Greenhill & Co., perhaps the most well known small shop (and the one that’s historically fared best in terms of prestige versus the largest banks in Vault’s annual survey), has hired bankers away from Morgan Stanley, J.P. Morgan and UBS Investment Bank. Like other boutiques, Greenhill doesn’t hide it who it poaches.
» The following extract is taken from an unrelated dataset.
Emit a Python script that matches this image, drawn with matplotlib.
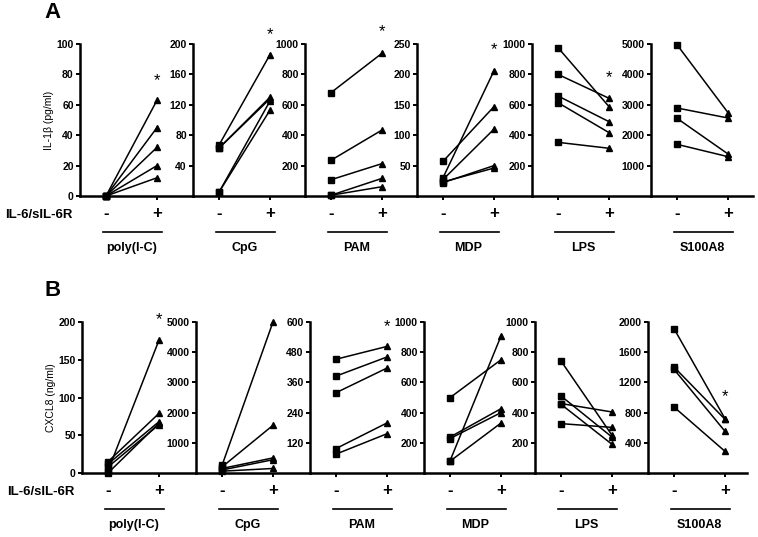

Greenhill’s co-CEO Scott Bok ended the firm’s latest press release, which announced the hiring of two ex-UBS executives, by bragging that the “flow of talented bankers from the historic bulge bracket investment banks to Greenhill continues.” Indeed it does: in 2008, the firm brought in 14 bankers, each with more than 20 years of experience.

The flow Bok speaks of also continues to several other firms, including Perella Weinberg Partners, Houlihan Lokey, Jefferies, Piper Jaffray and Sandler O’Neill, as well as to brand new firms—in addition to moving to smaller shops, revenue-generating bankers have been creating their own.

In the most significant ground breaking of 2009, Robert Morse, the ex-chief executive of Citigroup’s Asia investment banking business, raised $1 billion to start to his own Hong Kong-headquartered bank called Primus Financial Holdings. Morse, who’s partnering with two other ex-Citi bankers, plans to focus on the Asia market but will also do business in Europe and the U.S., likely making acquisitions of divisions of established firms along the way.

In an interview with Reuters, Morse cited the trend of executives moving from big firms to smaller ones as a reason for Primus’ founding, saying that “a lot” of bankers have become “unsatisfied with where their institutions are or where their jobs are going … so the availability of talent is very high."

Morse also pointed out in the same interview that the huge Citi isn’t exactly afraid of small firms like Primus making too large of a dent in its business. However, his former employer and the rest of the big banks still indebted to the U.S. government know all too well that the talent flow will continue until they can repay their TARP funds, removing themselves from under Uncle Sam’s thumb.